(Directions)
Repeat the full listing below verbatim and keep the images out.

-- Begin Provided data --

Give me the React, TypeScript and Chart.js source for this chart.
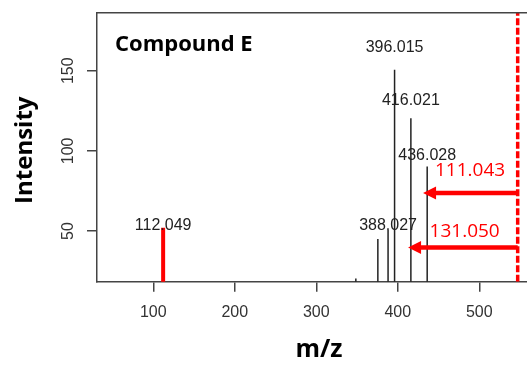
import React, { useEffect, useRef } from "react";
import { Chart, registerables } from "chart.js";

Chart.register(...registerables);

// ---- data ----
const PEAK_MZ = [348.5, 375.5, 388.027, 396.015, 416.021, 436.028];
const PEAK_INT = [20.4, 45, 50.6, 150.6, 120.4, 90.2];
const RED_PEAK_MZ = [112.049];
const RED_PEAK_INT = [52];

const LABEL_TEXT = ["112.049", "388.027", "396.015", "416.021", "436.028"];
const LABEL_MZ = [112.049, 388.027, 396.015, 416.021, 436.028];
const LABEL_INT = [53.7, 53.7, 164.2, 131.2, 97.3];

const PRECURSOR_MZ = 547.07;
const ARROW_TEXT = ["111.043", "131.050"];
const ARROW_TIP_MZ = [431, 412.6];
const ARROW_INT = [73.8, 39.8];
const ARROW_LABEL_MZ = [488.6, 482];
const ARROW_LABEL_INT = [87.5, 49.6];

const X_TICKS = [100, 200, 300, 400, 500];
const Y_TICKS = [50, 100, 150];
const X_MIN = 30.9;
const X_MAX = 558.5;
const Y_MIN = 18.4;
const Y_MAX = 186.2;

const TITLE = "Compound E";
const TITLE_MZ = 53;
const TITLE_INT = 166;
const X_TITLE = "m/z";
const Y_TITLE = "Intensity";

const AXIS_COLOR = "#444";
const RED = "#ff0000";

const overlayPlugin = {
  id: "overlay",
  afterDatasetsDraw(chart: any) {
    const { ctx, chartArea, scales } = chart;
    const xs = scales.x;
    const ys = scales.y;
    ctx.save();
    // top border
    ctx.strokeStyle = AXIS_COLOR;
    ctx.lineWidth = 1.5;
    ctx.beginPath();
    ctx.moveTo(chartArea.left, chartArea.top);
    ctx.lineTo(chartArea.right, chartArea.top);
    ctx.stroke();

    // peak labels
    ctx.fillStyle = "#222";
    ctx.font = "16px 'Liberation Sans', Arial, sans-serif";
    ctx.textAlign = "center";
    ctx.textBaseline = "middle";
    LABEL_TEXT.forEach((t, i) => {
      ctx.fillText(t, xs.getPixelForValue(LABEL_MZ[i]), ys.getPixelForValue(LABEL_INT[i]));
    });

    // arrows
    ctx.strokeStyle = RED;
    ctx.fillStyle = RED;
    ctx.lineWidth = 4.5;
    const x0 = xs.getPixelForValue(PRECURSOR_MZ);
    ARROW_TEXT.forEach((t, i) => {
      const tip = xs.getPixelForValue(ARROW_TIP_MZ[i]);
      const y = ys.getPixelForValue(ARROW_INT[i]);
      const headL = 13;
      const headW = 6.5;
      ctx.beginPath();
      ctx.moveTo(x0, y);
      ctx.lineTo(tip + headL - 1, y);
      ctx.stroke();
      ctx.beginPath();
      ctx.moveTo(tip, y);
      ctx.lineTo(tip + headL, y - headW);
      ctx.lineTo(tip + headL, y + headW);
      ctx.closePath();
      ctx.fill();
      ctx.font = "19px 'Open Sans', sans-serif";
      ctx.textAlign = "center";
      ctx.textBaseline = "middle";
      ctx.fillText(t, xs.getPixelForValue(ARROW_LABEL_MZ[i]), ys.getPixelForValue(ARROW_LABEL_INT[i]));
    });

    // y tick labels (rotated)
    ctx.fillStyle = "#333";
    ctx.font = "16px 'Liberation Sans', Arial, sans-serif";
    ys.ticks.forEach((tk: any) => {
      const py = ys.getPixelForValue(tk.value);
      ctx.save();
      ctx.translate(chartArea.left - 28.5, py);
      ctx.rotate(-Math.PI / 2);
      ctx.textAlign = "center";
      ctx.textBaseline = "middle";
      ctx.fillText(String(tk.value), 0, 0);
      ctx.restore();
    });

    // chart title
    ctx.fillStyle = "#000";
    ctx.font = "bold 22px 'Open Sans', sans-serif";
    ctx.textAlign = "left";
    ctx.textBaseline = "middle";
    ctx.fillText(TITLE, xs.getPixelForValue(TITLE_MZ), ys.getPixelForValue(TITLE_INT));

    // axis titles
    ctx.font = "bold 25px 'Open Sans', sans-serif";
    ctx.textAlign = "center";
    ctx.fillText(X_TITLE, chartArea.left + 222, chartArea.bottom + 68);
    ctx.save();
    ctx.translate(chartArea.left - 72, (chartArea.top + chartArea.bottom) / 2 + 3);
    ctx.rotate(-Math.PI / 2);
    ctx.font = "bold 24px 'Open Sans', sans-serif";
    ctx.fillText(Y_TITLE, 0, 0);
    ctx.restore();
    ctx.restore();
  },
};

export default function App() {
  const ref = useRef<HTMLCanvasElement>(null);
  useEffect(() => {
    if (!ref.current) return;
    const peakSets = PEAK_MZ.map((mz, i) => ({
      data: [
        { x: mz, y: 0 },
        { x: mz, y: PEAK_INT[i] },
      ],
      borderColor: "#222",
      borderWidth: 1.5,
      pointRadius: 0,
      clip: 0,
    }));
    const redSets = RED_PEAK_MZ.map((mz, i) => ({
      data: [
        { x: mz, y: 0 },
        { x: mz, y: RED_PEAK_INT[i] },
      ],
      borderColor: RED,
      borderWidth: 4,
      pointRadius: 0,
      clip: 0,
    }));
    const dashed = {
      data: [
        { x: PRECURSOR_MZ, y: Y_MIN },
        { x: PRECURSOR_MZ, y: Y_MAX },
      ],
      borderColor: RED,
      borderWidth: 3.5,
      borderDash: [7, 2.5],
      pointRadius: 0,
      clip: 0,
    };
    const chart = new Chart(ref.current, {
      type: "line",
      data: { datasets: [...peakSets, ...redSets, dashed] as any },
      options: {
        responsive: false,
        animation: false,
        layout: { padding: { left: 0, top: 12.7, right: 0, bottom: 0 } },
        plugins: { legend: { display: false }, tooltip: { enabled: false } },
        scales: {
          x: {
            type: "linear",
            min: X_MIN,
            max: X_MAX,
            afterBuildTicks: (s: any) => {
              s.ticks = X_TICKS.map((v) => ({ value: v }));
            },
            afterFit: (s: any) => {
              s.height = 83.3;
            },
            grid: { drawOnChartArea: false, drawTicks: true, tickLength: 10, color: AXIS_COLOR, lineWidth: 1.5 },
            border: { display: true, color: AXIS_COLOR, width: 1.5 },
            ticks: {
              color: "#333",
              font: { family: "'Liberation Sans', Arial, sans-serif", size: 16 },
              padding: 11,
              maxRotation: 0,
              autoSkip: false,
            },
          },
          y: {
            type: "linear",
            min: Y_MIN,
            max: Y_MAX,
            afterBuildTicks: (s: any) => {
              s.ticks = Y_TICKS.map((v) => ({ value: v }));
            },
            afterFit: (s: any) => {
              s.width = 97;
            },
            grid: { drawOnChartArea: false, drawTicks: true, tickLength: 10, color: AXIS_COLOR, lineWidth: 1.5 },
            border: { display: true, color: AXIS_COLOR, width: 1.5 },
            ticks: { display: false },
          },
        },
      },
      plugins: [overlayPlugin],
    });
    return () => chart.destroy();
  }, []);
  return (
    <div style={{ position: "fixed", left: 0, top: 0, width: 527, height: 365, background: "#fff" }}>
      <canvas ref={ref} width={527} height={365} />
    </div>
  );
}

-- End Provided data --

(Answer below)
Give me the React, TypeScript and Chart.js source for this chart.
import React, { useEffect, useRef } from "react";
import { Chart, registerables } from "chart.js";

Chart.register(...registerables);

// ---- data ----
const PEAK_MZ = [348.5, 375.5, 388.027, 396.015, 416.021, 436.028];
const PEAK_INT = [20.4, 45, 50.6, 150.6, 120.4, 90.2];
const RED_PEAK_MZ = [112.049];
const RED_PEAK_INT = [52];

const LABEL_TEXT = ["112.049", "388.027", "396.015", "416.021", "436.028"];
const LABEL_MZ = [112.049, 388.027, 396.015, 416.021, 436.028];
const LABEL_INT = [53.7, 53.7, 164.2, 131.2, 97.3];

const PRECURSOR_MZ = 547.07;
const ARROW_TEXT = ["111.043", "131.050"];
const ARROW_TIP_MZ = [431, 412.6];
const ARROW_INT = [73.8, 39.8];
const ARROW_LABEL_MZ = [488.6, 482];
const ARROW_LABEL_INT = [87.5, 49.6];

const X_TICKS = [100, 200, 300, 400, 500];
const Y_TICKS = [50, 100, 150];
const X_MIN = 30.9;
const X_MAX = 558.5;
const Y_MIN = 18.4;
const Y_MAX = 186.2;

const TITLE = "Compound E";
const TITLE_MZ = 53;
const TITLE_INT = 166;
const X_TITLE = "m/z";
const Y_TITLE = "Intensity";

const AXIS_COLOR = "#444";
const RED = "#ff0000";

const overlayPlugin = {
  id: "overlay",
  afterDatasetsDraw(chart: any) {
    const { ctx, chartArea, scales } = chart;
    const xs = scales.x;
    const ys = scales.y;
    ctx.save();
    // top border
    ctx.strokeStyle = AXIS_COLOR;
    ctx.lineWidth = 1.5;
    ctx.beginPath();
    ctx.moveTo(chartArea.left, chartArea.top);
    ctx.lineTo(chartArea.right, chartArea.top);
    ctx.stroke();

    // peak labels
    ctx.fillStyle = "#222";
    ctx.font = "16px 'Liberation Sans', Arial, sans-serif";
    ctx.textAlign = "center";
    ctx.textBaseline = "middle";
    LABEL_TEXT.forEach((t, i) => {
      ctx.fillText(t, xs.getPixelForValue(LABEL_MZ[i]), ys.getPixelForValue(LABEL_INT[i]));
    });

    // arrows
    ctx.strokeStyle = RED;
    ctx.fillStyle = RED;
    ctx.lineWidth = 4.5;
    const x0 = xs.getPixelForValue(PRECURSOR_MZ);
    ARROW_TEXT.forEach((t, i) => {
      const tip = xs.getPixelForValue(ARROW_TIP_MZ[i]);
      const y = ys.getPixelForValue(ARROW_INT[i]);
      const headL = 13;
      const headW = 6.5;
      ctx.beginPath();
      ctx.moveTo(x0, y);
      ctx.lineTo(tip + headL - 1, y);
      ctx.stroke();
      ctx.beginPath();
      ctx.moveTo(tip, y);
      ctx.lineTo(tip + headL, y - headW);
      ctx.lineTo(tip + headL, y + headW);
      ctx.closePath();
      ctx.fill();
      ctx.font = "19px 'Open Sans', sans-serif";
      ctx.textAlign = "center";
      ctx.textBaseline = "middle";
      ctx.fillText(t, xs.getPixelForValue(ARROW_LABEL_MZ[i]), ys.getPixelForValue(ARROW_LABEL_INT[i]));
    });

    // y tick labels (rotated)
    ctx.fillStyle = "#333";
    ctx.font = "16px 'Liberation Sans', Arial, sans-serif";
    ys.ticks.forEach((tk: any) => {
      const py = ys.getPixelForValue(tk.value);
      ctx.save();
      ctx.translate(chartArea.left - 28.5, py);
      ctx.rotate(-Math.PI / 2);
      ctx.textAlign = "center";
      ctx.textBaseline = "middle";
      ctx.fillText(String(tk.value), 0, 0);
      ctx.restore();
    });

    // chart title
    ctx.fillStyle = "#000";
    ctx.font = "bold 22px 'Open Sans', sans-serif";
    ctx.textAlign = "left";
    ctx.textBaseline = "middle";
    ctx.fillText(TITLE, xs.getPixelForValue(TITLE_MZ), ys.getPixelForValue(TITLE_INT));

    // axis titles
    ctx.font = "bold 25px 'Open Sans', sans-serif";
    ctx.textAlign = "center";
    ctx.fillText(X_TITLE, chartArea.left + 222, chartArea.bottom + 68);
    ctx.save();
    ctx.translate(chartArea.left - 72, (chartArea.top + chartArea.bottom) / 2 + 3);
    ctx.rotate(-Math.PI / 2);
    ctx.font = "bold 24px 'Open Sans', sans-serif";
    ctx.fillText(Y_TITLE, 0, 0);
    ctx.restore();
    ctx.restore();
  },
};

export default function App() {
  const ref = useRef<HTMLCanvasElement>(null);
  useEffect(() => {
    if (!ref.current) return;
    const peakSets = PEAK_MZ.map((mz, i) => ({
      data: [
        { x: mz, y: 0 },
        { x: mz, y: PEAK_INT[i] },
      ],
      borderColor: "#222",
      borderWidth: 1.5,
      pointRadius: 0,
      clip: 0,
    }));
    const redSets = RED_PEAK_MZ.map((mz, i) => ({
      data: [
        { x: mz, y: 0 },
        { x: mz, y: RED_PEAK_INT[i] },
      ],
      borderColor: RED,
      borderWidth: 4,
      pointRadius: 0,
      clip: 0,
    }));
    const dashed = {
      data: [
        { x: PRECURSOR_MZ, y: Y_MIN },
        { x: PRECURSOR_MZ, y: Y_MAX },
      ],
      borderColor: RED,
      borderWidth: 3.5,
      borderDash: [7, 2.5],
      pointRadius: 0,
      clip: 0,
    };
    const chart = new Chart(ref.current, {
      type: "line",
      data: { datasets: [...peakSets, ...redSets, dashed] as any },
      options: {
        responsive: false,
        animation: false,
        layout: { padding: { left: 0, top: 12.7, right: 0, bottom: 0 } },
        plugins: { legend: { display: false }, tooltip: { enabled: false } },
        scales: {
          x: {
            type: "linear",
            min: X_MIN,
            max: X_MAX,
            afterBuildTicks: (s: any) => {
              s.ticks = X_TICKS.map((v) => ({ value: v }));
            },
            afterFit: (s: any) => {
              s.height = 83.3;
            },
            grid: { drawOnChartArea: false, drawTicks: true, tickLength: 10, color: AXIS_COLOR, lineWidth: 1.5 },
            border: { display: true, color: AXIS_COLOR, width: 1.5 },
            ticks: {
              color: "#333",
              font: { family: "'Liberation Sans', Arial, sans-serif", size: 16 },
              padding: 11,
              maxRotation: 0,
              autoSkip: false,
            },
          },
          y: {
            type: "linear",
            min: Y_MIN,
            max: Y_MAX,
            afterBuildTicks: (s: any) => {
              s.ticks = Y_TICKS.map((v) => ({ value: v }));
            },
            afterFit: (s: any) => {
              s.width = 97;
            },
            grid: { drawOnChartArea: false, drawTicks: true, tickLength: 10, color: AXIS_COLOR, lineWidth: 1.5 },
            border: { display: true, color: AXIS_COLOR, width: 1.5 },
            ticks: { display: false },
          },
        },
      },
      plugins: [overlayPlugin],
    });
    return () => chart.destroy();
  }, []);
  return (
    <div style={{ position: "fixed", left: 0, top: 0, width: 527, height: 365, background: "#fff" }}>
      <canvas ref={ref} width={527} height={365} />
    </div>
  );
}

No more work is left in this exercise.